Ab 2019 zog sich die FIDE schrittweise aus der Zusammenarbeit zurück. World Chess behielt jedoch kommerzielle Rechte an der Online-Arena und setzte auf neue Projekte: etwa die TV-orientierte Armageddon Championship Series oder den Aufbau eines eigenen Schachclubs in Berlin – ein hybrider Ort aus Café, Bar, Spielstätte und Eventstudio. Dort sollen künftig Live-Turniere ausgetragen und Inhalte produziert werden. Das Unternehmen will so seine Vision verwirklichen: Schach als moderne Sport- und Lifestylemarke, verankert im Alltag, präsent auf Bildschirmen, vernetzt mit Clubs und Communities weltweit.
2022 kündigte World Chess zudem an, an die Londoner Börse zu gehen, um frisches Kapital einzuwerben – geplant waren bis zu 8 Millionen Pfund. Als Investor ist unter anderem die Breakthrough Foundation des Tech-Milliardärs Yuri Milner beteiligt.
Heute sieht sich World Chess als „Ökosystem“ rund ums Schach, mit Veranstaltungen, Plattformen, Produkten und Bildungsideen. Trotz mancher Rückschläge glaubt Ilya Merenzon: Der Schachmarkt ist groß genug – für mehr als nur eine große Marke.
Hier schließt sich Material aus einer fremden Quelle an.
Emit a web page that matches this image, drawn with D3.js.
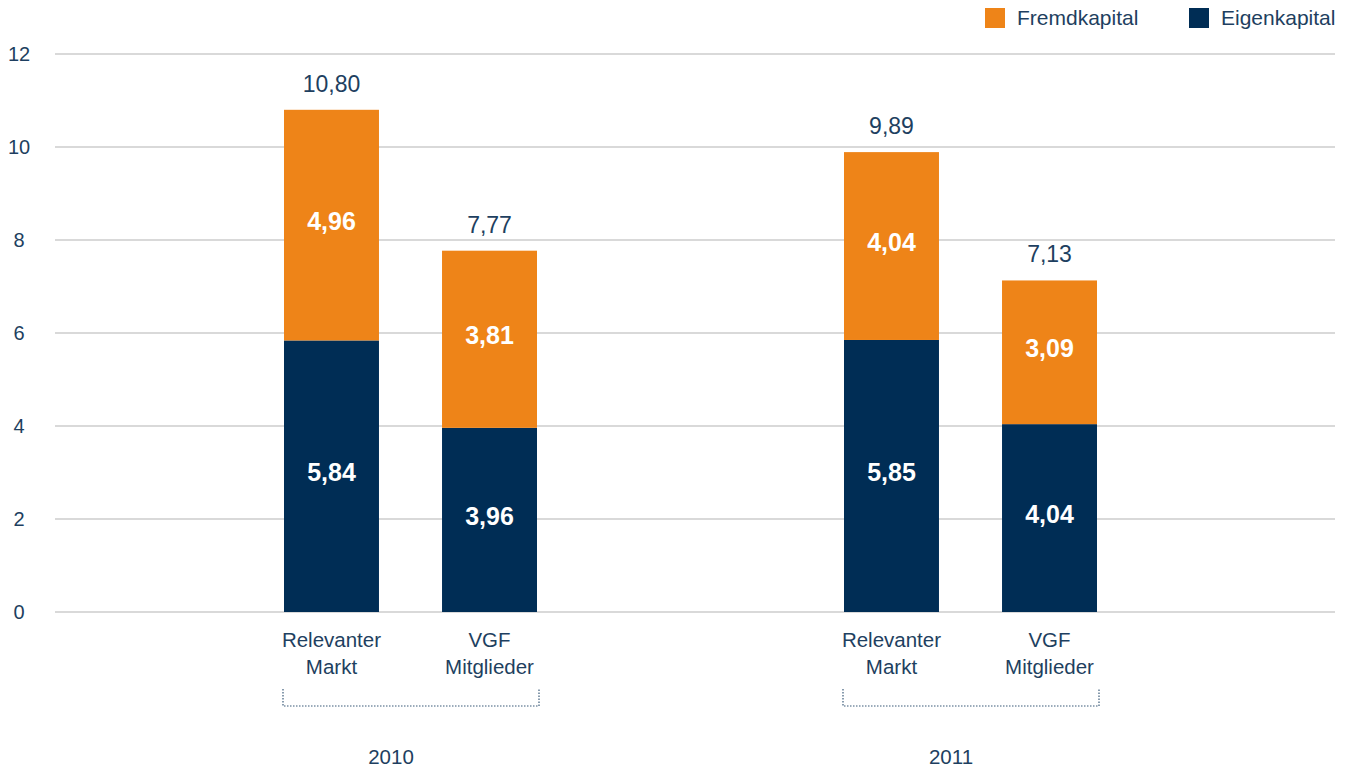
<!DOCTYPE html>
<html>
<head>
<meta charset="utf-8">
<script src="https://cdn.jsdelivr.net/npm/d3@7"></script>
<style>
  body { margin: 0; background: #fff; }
  svg text { font-family: "Liberation Sans", Arial, Helvetica, sans-serif; }
</style>
</head>
<body>
<svg id="chart" width="1353" height="769"></svg>
<script>
// data
var years = ['2010', '2011'];
var categories = ['Relevanter\nMarkt', 'VGF\nMitglieder'];
var eigenkapital = [[5.84, 3.96], [5.85, 4.04]];
var fremdkapital = [[4.96, 3.81], [4.04, 3.09]];
var totals = [[10.80, 7.77], [9.89, 7.13]];
var yTicks = [0, 2, 4, 6, 8, 10, 12];

var orange = '#ee8418',
    navy = '#002d55',
    textCol = '#1e3f60';

var fmt = function(v) { return v.toFixed(2).replace('.', ','); };

var svg = d3.select('#chart');

var y = d3.scaleLinear().domain([0, 12]).range([612, 54]);
var xGroup = d3.scaleBand().domain(years).range([130, 1250]);
var xInner = d3.scaleBand().domain(d3.range(categories.length)).range([154, 407]).paddingInner(0.399);

// gridlines
svg.append('g').selectAll('line').data(yTicks).enter().append('line')
    .attr('x1', 55).attr('x2', 1335)
    .attr('y1', function(d) { return y(d); }).attr('y2', function(d) { return y(d); })
    .attr('stroke', '#cccccc').attr('stroke-width', 1.5);

svg.append('g').selectAll('text').data(yTicks).enter().append('text')
    .attr('x', 19).attr('y', function(d) { return y(d) + 7; })
    .attr('text-anchor', 'middle').attr('font-size', 20).attr('fill', textCol)
    .text(function(d) { return d; });

// bars
years.forEach(function(yr, gi) {
    var g = svg.append('g').attr('transform', 'translate(' + xGroup(yr) + ',0)');
    categories.forEach(function(cat, ci) {
        var x0 = xInner(ci), w = xInner.bandwidth();
        var e = eigenkapital[gi][ci], f = fremdkapital[gi][ci];
        g.append('rect').attr('x', x0).attr('width', w)
            .attr('y', y(e)).attr('height', y(0) - y(e)).attr('fill', navy);
        g.append('rect').attr('x', x0).attr('width', w)
            .attr('y', y(e + f)).attr('height', y(e) - y(e + f)).attr('fill', orange);
        // segment labels
        g.append('text').attr('x', x0 + w / 2).attr('y', (y(0) + y(e)) / 2 + 5)
            .attr('text-anchor', 'middle').attr('font-size', 25).attr('font-weight', 'bold')
            .attr('fill', '#fff').text(fmt(e));
        g.append('text').attr('x', x0 + w / 2).attr('y', (y(e) + y(e + f)) / 2 + 5)
            .attr('text-anchor', 'middle').attr('font-size', 25).attr('font-weight', 'bold')
            .attr('fill', '#fff').text(fmt(f));
        // total
        g.append('text').attr('x', x0 + w / 2).attr('y', y(totals[gi][ci]) - 18)
            .attr('text-anchor', 'middle').attr('font-size', 23)
            .attr('fill', textCol).text(fmt(totals[gi][ci]));
        // category label
        var t = g.append('text').attr('text-anchor', 'middle').attr('font-size', 20.5).attr('fill', textCol);
        cat.split('\n').forEach(function(line, li) {
            t.append('tspan').attr('x', x0 + w / 2).attr('y', 647 + li * 27).text(line);
        });
    });
    // bracket
    var bx0 = xInner(0) - 1, bx1 = xInner(categories.length - 1) + xInner.bandwidth() + 2;
    g.append('path')
        .attr('d', 'M' + bx0 + ',689V706H' + bx1 + 'V689')
        .attr('fill', 'none').attr('stroke', '#3a5a78').attr('stroke-width', 1.2)
        .attr('stroke-dasharray', '1.5,1.5');
    // year label
    g.append('text').attr('x', 261).attr('y', 764)
        .attr('text-anchor', 'middle').attr('font-size', 20.5).attr('fill', textCol).text(yr);
});

// legend
var legend = [{ label: 'Fremdkapital', color: orange, x: 985 }, { label: 'Eigenkapital', color: navy, x: 1189 }];
var lg = svg.append('g').selectAll('g').data(legend).enter().append('g')
    .attr('transform', function(d) { return 'translate(' + d.x + ',8)'; });
lg.append('rect').attr('width', 20).attr('height', 20).attr('fill', function(d) { return d.color; });
lg.append('text').attr('x', 32).attr('y', 17).attr('font-size', 21).attr('fill', textCol)
    .text(function(d) { return d.label; });
</script>
</body>
</html>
Zitat von Conrad Schormann am 29. März 2025, 9:08 UhrIlya Merenzon bei Ilya Levitov:
https://youtu.be/z1P87NyOvkQ
Ilya Merenzon plant eine weltweite Open-Turnierserie im Stil der ATP-Tour. Geplant sind zehn offene Turniere in verschiedenen Teilen der Welt, darunter Tokio und Sydney. Hinzu kommen Grand-Swiss-artige Qualifikationsturniere und ein abschließendes Finalevent. Das System soll standardisiert, medientauglich und leicht zugänglich sein. Auch für lokale Veranstalter soll es attraktiv werden: World Chess will ihnen ein fertiges Paket samt Branding, Technik und Format liefern. Damit soll ein weltweit skalierbares System entstehen – ein Schach-Zirkus mit TV-tauglichem Auftritt.
Die Open-Serie ist nur eines von vielen Projekten, mit denen Merenzon versucht, Schach für ein breiteres Publikum interessant zu machen. In Berlin betreibt er bereits einen großen Schachclub mit Bar und Eventfläche, der als Blaupause für ähnliche Clubs weltweit dienen soll – offen für alle, nicht als elitäres Mitgliederkonzept, sondern als urbane Begegnungsstätte. Parallel arbeitet World Chess an TV-Formaten wie der „Armageddon Series“, die blitzschnelles Schach mit Fernsehlogik verknüpfen. Laut Merenzon wurde sie von über 70 TV-Sendern ausgestrahlt. Eine weitere Idee: eine Reality-Show mit Prominenten, die unter Anleitung von Großmeistern gegeneinander antreten.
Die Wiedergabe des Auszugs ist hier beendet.